Aim of the task ->
Retype nothing except the lines below from the one with "Rebuild this chart" through the one with "3.25, 3.5, 3.75, 4.0, 4.5, 5.0, 5.5, 6.0, 6.5, 7.0]", exactly, with images left out.

[Entries with chart source code]
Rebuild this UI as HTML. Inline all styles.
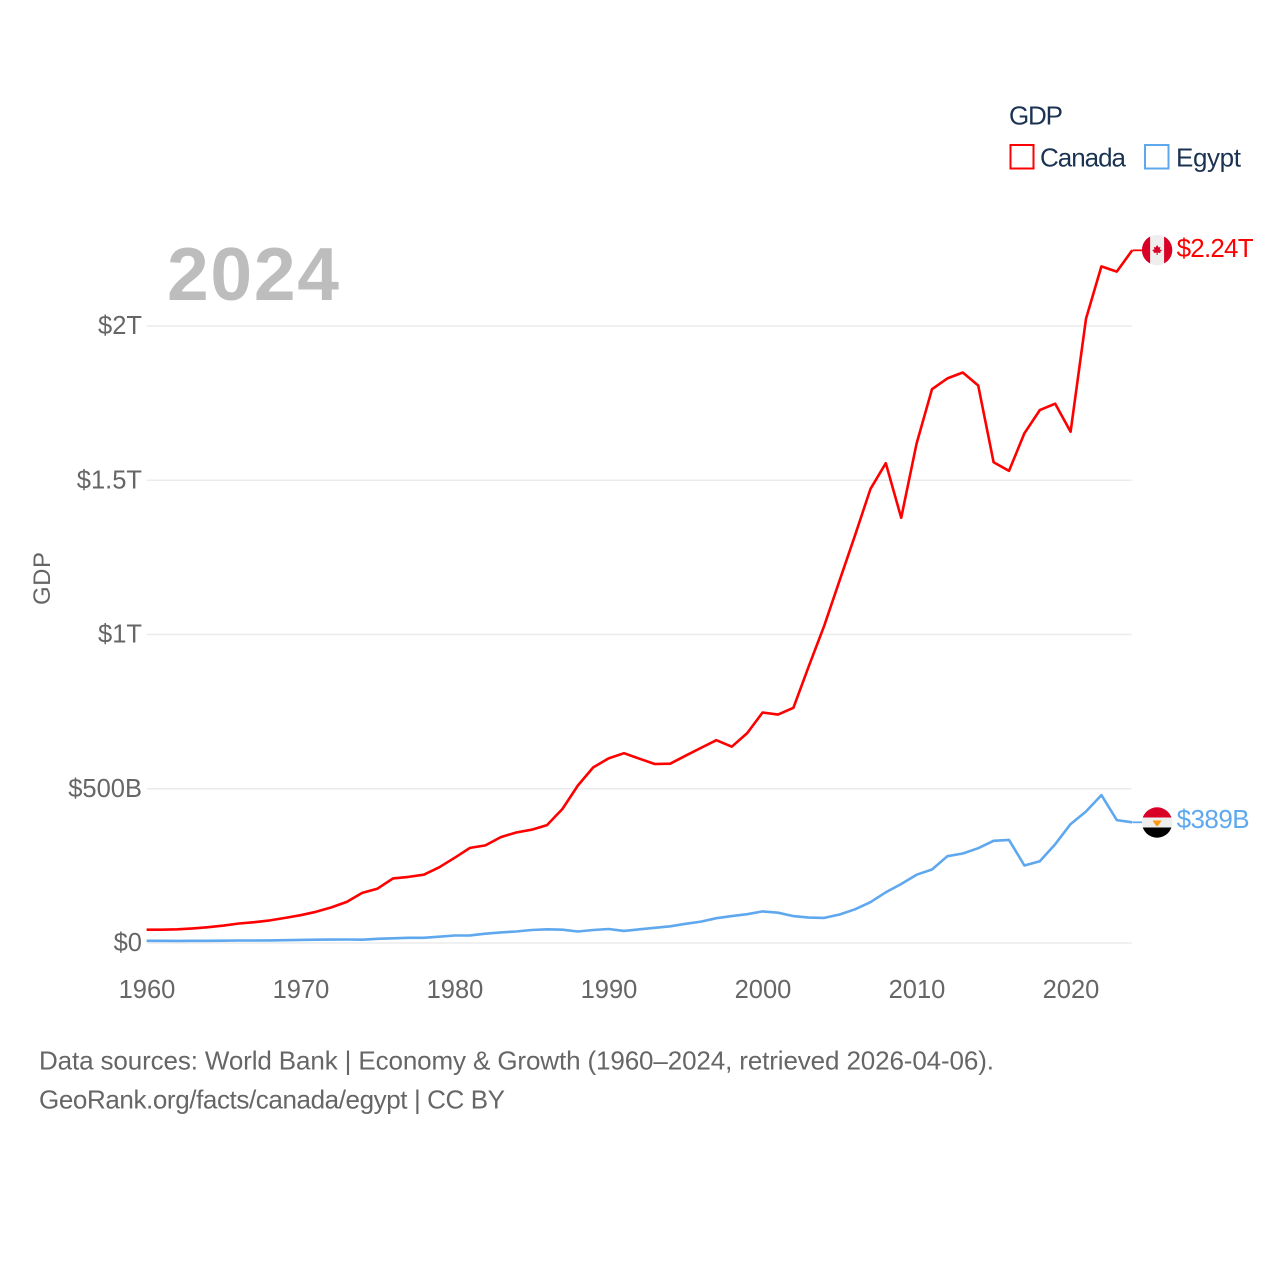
<!DOCTYPE html>
<html lang="en">
<head>
<meta charset="utf-8">
<title>GDP: Canada and Egypt, 1960–2024</title>
<style>
html,body{margin:0;padding:0;background:#fff;width:1280px;height:1280px;overflow:hidden}
svg{display:block}
text{font-family:"Liberation Sans",sans-serif}
</style>
</head>
<body>
<svg id="chart" xmlns="http://www.w3.org/2000/svg" width="1280" height="1280" viewBox="0 0 1280 1280">
  <rect width="1280" height="1280" fill="#ffffff"/>
  <g id="grid"></g>
  <g id="yticks"></g>
  <g id="xticks"></g>
  <text x="167" y="300" font-size="75" font-weight="bold" fill="#bdbdbd" textLength="172">2024</text>
  <text transform="translate(50,578.5) rotate(-90)" text-anchor="middle" font-size="24" fill="#666666" textLength="53">GDP</text>
  <g id="series"></g>
  <g id="ends"></g>
  <g>
    <text x="1009" y="124.5" font-size="26" fill="#1b3352" textLength="54">GDP</text>
    <rect x="1010.5" y="145" width="23" height="23.5" fill="none" stroke="#ff0000" stroke-width="2"/>
    <text x="1040" y="166.5" font-size="26" fill="#1b3352" textLength="86">Canada</text>
    <rect x="1145" y="145" width="23.5" height="23.5" fill="none" stroke="#5fa8ee" stroke-width="2"/>
    <text x="1176" y="166.5" font-size="26" fill="#1b3352" textLength="65">Egypt</text>
  </g>
  <text x="39" y="1069.5" font-size="26" fill="#666666" textLength="955">Data sources: World Bank | Economy &amp; Growth (1960–2024, retrieved 2026-04-06).</text>
  <text x="39" y="1108.5" font-size="26" fill="#666666" textLength="466">GeoRank.org/facts/canada/egypt | CC BY</text>
</svg>
<script>
const startYear = 1960;
const yTickValues = [0, 500, 1000, 1500, 2000];
const yTickLabels = ["$0", "$500B", "$1T", "$1.5T", "$2T"];
const xTickValues = [1960, 1970, 1980, 1990, 2000, 2010, 2020];
const canadaGdp = [41,41,42,45,49,54,61,65,71,79,88,99,113,131,160,174,207,212,219,243,274,306,314,341,356,365,380,432,508,567,596,613,595,578,579,605,630,655,634,678,745,738,760,895,1026,1173,1319,1469,1553,1376,1617,1793,1828,1847,1805,1556,1528,1650,1725,1746,1655,2021,2191,2174,2243];
const egyptGdp = [5,5,4.5,5,5,5.3,5.8,5.8,6.2,6.8,7.7,8.3,8.7,9.1,8.5,11.5,13,14.5,14.5,18,22,22.5,28,32,35,40,42,41,35,40,43,37,42,47,52,60,67,78,85,91,100,96,85,80,79,90,107,130,162,189,219,236,279,288,305,329,332,249,263,318,383,424,477,396,389];
const canadaEndLabel = "$2.24T";
const egyptEndLabel = "$389B";

const NS = "http://www.w3.org/2000/svg";
const xScale = function (year) { return 147 + (year - 1960) * 15.4; };
const yScale = function (v) { return 943 - v * 0.3085; };
const xEnd = xScale(startYear + canadaGdp.length - 1);

function make(tag, attrs, parent) {
  const el = document.createElementNS(NS, tag);
  Object.keys(attrs).forEach(function (k) { el.setAttribute(k, attrs[k]); });
  parent.appendChild(el);
  return el;
}

const gridGroup = document.getElementById("grid");
const yGroup = document.getElementById("yticks");
yTickValues.forEach(function (v, i) {
  const line = make("line", { x1: 147, x2: xEnd - 1, y1: yScale(v), y2: yScale(v), stroke: "#ebebeb", "stroke-width": 1.6 }, gridGroup);
  
  
  const label = make("text", { x: 142, y: yScale(v) + 8, "text-anchor": "end", "font-size": 25.5, fill: "#666666" }, yGroup);
  label.textContent = yTickLabels[i];
  
  
});

const xGroup = document.getElementById("xticks");
xTickValues.forEach(function (year) {
  const label = make("text", { x: xScale(year), y: 998, "text-anchor": "middle", "font-size": 25.5, fill: "#666666" }, xGroup);
  label.textContent = String(year);
  
  
});

const seriesGroup = document.getElementById("series");
function drawSeries(values, color, name) {
  const pts = values.map(function (v, i) { return (xScale(startYear + i) - 0.4).toFixed(1) + "," + (yScale(v) - 0.7).toFixed(1); });
  const last = values[values.length - 1];
  const line = make("polyline", { points: pts.join(" "), fill: "none", stroke: color, "stroke-width": 2.6, "stroke-linejoin": "round" }, seriesGroup);
  
  
  const lead = make("line", { x1: xEnd, x2: xEnd + 12, y1: yScale(last) - 0.7, y2: yScale(last) - 0.7, stroke: color, "stroke-width": 1.8 }, seriesGroup);
  
  
}
drawSeries(canadaGdp, "#ff0000", "line-canada");
drawSeries(egyptGdp, "#5fa8ee", "line-egypt");

const endsGroup = document.getElementById("ends");
const flagX = xEnd + 24.5;
function endLabel(value, text, color, name, width, dy) {
  const t = make("text", { x: xEnd + 44, y: yScale(value) + dy, "font-size": 26, fill: color, textLength: width }, endsGroup);
  t.textContent = text;
  
  
}
const canadaY = yScale(canadaGdp[canadaGdp.length - 1]);
const egyptY = yScale(egyptGdp[egyptGdp.length - 1]);

const clipDefs = make("defs", {}, endsGroup);
const clip = make("clipPath", { id: "flag-clip" }, clipDefs);
make("circle", { cx: 0, cy: 0, r: 15.2 }, clip);

const canadaFlag = make("g", { transform: "translate(" + flagX + "," + (canadaY - 1) + ")", "clip-path": "url(#flag-clip)" }, endsGroup);


make("rect", { x: -16, y: -16, width: 32, height: 32, fill: "#eeeeee" }, canadaFlag);
make("rect", { x: -16, y: -16, width: 9, height: 32, fill: "#d80027" }, canadaFlag);
make("rect", { x: 7, y: -16, width: 9, height: 32, fill: "#d80027" }, canadaFlag);
make("polygon", { points: "0,-5 1.6,-2.5 3.4,-3 2.6,-0.5 5,0 3,2 3.5,3 0.5,2.6 0.5,5 -0.5,5 -0.5,2.6 -3.5,3 -3,2 -5,0 -2.6,-0.5 -3.4,-3 -1.6,-2.5", fill: "#d80027" }, canadaFlag);

const egyptFlag = make("g", { transform: "translate(" + flagX + "," + (egyptY - 0.5) + ")", "clip-path": "url(#flag-clip)" }, endsGroup);


make("rect", { x: -16, y: -16, width: 32, height: 11, fill: "#d80027" }, egyptFlag);
make("rect", { x: -16, y: -5, width: 32, height: 10, fill: "#eeeeee" }, egyptFlag);
make("rect", { x: -16, y: 5, width: 32, height: 11, fill: "#000000" }, egyptFlag);
make("polygon", { points: "-4.5,-2 4.5,-2 2,2 0,4 -2,2", fill: "#ff9811" }, egyptFlag);

endLabel(canadaGdp[canadaGdp.length - 1], canadaEndLabel, "#ff0000", "end-label-canada", 77, 6);
endLabel(egyptGdp[egyptGdp.length - 1], egyptEndLabel, "#5fa8ee", "end-label-egypt", 73, 5);
</script>
</body>
</html>
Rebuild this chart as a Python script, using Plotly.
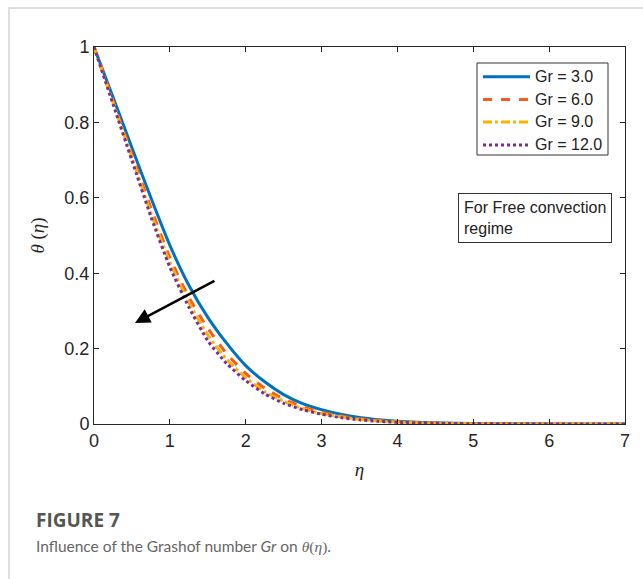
import plotly.graph_objects as go

eta = [0, 0.25, 0.5, 0.75, 1.0, 1.25, 1.5, 1.75, 2.0, 2.25, 2.5, 2.75, 3.0,
       3.25, 3.5, 3.75, 4.0, 4.5, 5.0, 5.5, 6.0, 6.5, 7.0]

theta_gr3 = [1.000, 0.867, 0.733, 0.600, 0.474, 0.368, 0.283, 0.214, 0.155, 0.112,
             0.078, 0.054, 0.038, 0.026, 0.017, 0.011, 0.007, 0.003, 0.0012, 0.0005,
             0.0002, 0.0001, 0.0]
theta_gr6 = [1.000, 0.857, 0.715, 0.573, 0.442, 0.336, 0.254, 0.186, 0.134, 0.095,
             0.066, 0.046, 0.031, 0.021, 0.014, 0.009, 0.006, 0.0024, 0.0009, 0.0004,
             0.0001, 0.0, 0.0]
theta_gr9 = [1.000, 0.853, 0.707, 0.560, 0.429, 0.323, 0.236, 0.171, 0.123, 0.086,
             0.060, 0.041, 0.028, 0.019, 0.012, 0.008, 0.005, 0.002, 0.0008, 0.0003,
             0.0001, 0.0, 0.0]
theta_gr12 = [1.000, 0.849, 0.699, 0.550, 0.416, 0.310, 0.221, 0.160, 0.115, 0.080,
              0.055, 0.038, 0.026, 0.017, 0.011, 0.007, 0.0045, 0.0018, 0.0007, 0.0003,
              0.0001, 0.0, 0.0]

series_names = ["Gr = 3.0", "Gr = 6.0", "Gr = 9.0", "Gr = 12.0"]
series_values = [theta_gr3, theta_gr6, theta_gr9, theta_gr12]
series_colors = ["#0072BD", "#F75C1E", "#FFB000", "#7E2F8E"]
series_dash = ["solid", "dash", "dashdot", "dot"]

x_ticks = [0, 1, 2, 3, 4, 5, 6, 7]
y_ticks = [0, 0.2, 0.4, 0.6, 0.8, 1.0]
y_tick_labels = ["0", "0.2", "0.4", "0.6", "0.8", "1"]

arrow_tail = (1.607, 0.382)
arrow_head = (0.54, 0.268)

fig = go.Figure()
for name, vals, col, dash in zip(series_names, series_values, series_colors, series_dash):
    fig.add_trace(go.Scatter(
        x=eta, y=vals, name=name, mode="lines", showlegend=False,
        line=dict(color=col, width=3, dash=dash, shape="spline", smoothing=0.6),
    ))

axis_color = "#262626"
sans = "Liberation Sans, Arial, sans-serif"
serif = "Liberation Serif, DejaVu Serif, serif"
fig.update_layout(
    width=643, height=579,
    margin=dict(l=94, r=18, t=47, b=155),
    paper_bgcolor="white", plot_bgcolor="white",
    font=dict(family=sans, size=16, color=axis_color),
    showlegend=False,
    xaxis=dict(
        range=[0, 7], tickvals=x_ticks, ticktext=[str(t) for t in x_ticks],
        showgrid=False, zeroline=False, showline=True, linecolor=axis_color, linewidth=1,
        mirror="ticks", ticks="inside", ticklen=5, tickcolor=axis_color,
        tickfont=dict(family=sans, size=18, color=axis_color),
        title=dict(text="<i>η</i>", font=dict(family=serif, size=19), standoff=13),
    ),
    yaxis=dict(
        range=[0, 1], tickvals=y_ticks, ticktext=y_tick_labels,
        showgrid=False, zeroline=False, showline=True, linecolor=axis_color, linewidth=1,
        mirror="ticks", ticks="inside", ticklen=5, tickcolor=axis_color,
        tickfont=dict(family=sans, size=18, color=axis_color),
        title=dict(text="<i>θ</i> (<i>η</i>)", font=dict(family=serif, size=19), standoff=14),
    ),
)

# custom legend box (paper coordinates)
leg_x0, leg_x1, leg_y0, leg_y1 = 0.7213, 0.968, 0.7135, 0.9576
fig.add_shape(type="rect", xref="paper", yref="paper",
              x0=leg_x0, x1=leg_x1, y0=leg_y0, y1=leg_y1,
              line=dict(color="#333333", width=1), fillcolor="white", layer="above")
row_y = [0.9213, 0.8607, 0.8011, 0.7401]
for name, col, dash, ry in zip(series_names, series_colors, series_dash, row_y):
    fig.add_shape(type="line", xref="paper", yref="paper",
                  x0=0.7326, x1=0.8211, y0=ry, y1=ry,
                  line=dict(color=col, width=3, dash=dash), layer="above")
    fig.add_annotation(x=0.8267, y=ry, xref="paper", yref="paper",
                       xanchor="left", yanchor="middle", text=name, showarrow=False,
                       font=dict(family=sans, size=16, color="#222222"))

# arrow
fig.add_annotation(
    x=arrow_head[0], y=arrow_head[1], ax=arrow_tail[0], ay=arrow_tail[1],
    xref="x", yref="y", axref="x", ayref="y",
    showarrow=True, arrowhead=2, arrowsize=1.2, arrowwidth=2.5, arrowcolor="black", text="",
)

# text box
fig.add_annotation(
    x=0.8296, y=0.5464, xref="paper", yref="paper", xanchor="center", yanchor="middle",
    text="For Free convection<br>regime", align="left", showarrow=False,
    font=dict(family=sans, size=16, color="#222222"),
    bordercolor="#333333", borderwidth=1, borderpad=5, bgcolor="white",
)

# card frame
fig.add_shape(type="path", xref="paper", yref="paper",
              path="M -0.160 -0.42 L -0.160 1.1034 L 1.05 1.1034",
              line=dict(color="#d4d4d4", width=1.5))

# caption
fig.add_annotation(
    x=-0.113, y=-0.2546, xref="paper", yref="paper", xanchor="left", yanchor="middle",
    text="<b>FIGURE 7</b>", showarrow=False,
    font=dict(family="Open Sans, sans-serif", size=19, color="#555555"),
)
fig.add_annotation(
    x=-0.113, y=-0.326, xref="paper", yref="paper", xanchor="left", yanchor="middle",
    text="Influence of the Grashof number <i>Gr</i> on "
         "<span style='font-family:Liberation Serif, serif'><i>θ</i>(<i>η</i>)</span>.",
    showarrow=False,
    font=dict(family="Lato, Open Sans, sans-serif", size=15.5, color="#666666"),
)

fig.write_html("out.html")
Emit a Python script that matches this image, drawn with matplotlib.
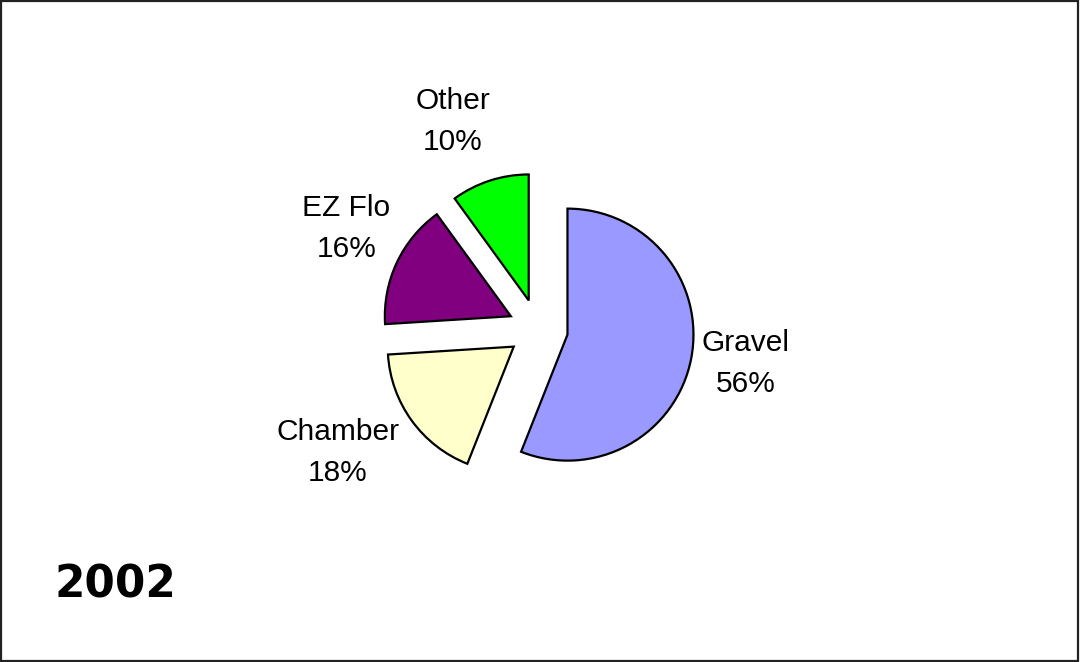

Solution below ->
Rebuild this chart as a Python script, using Plotly.
import plotly.graph_objects as go

eta = [0, 0.25, 0.5, 0.75, 1.0, 1.25, 1.5, 1.75, 2.0, 2.25, 2.5, 2.75, 3.0,
       3.25, 3.5, 3.75, 4.0, 4.5, 5.0, 5.5, 6.0, 6.5, 7.0]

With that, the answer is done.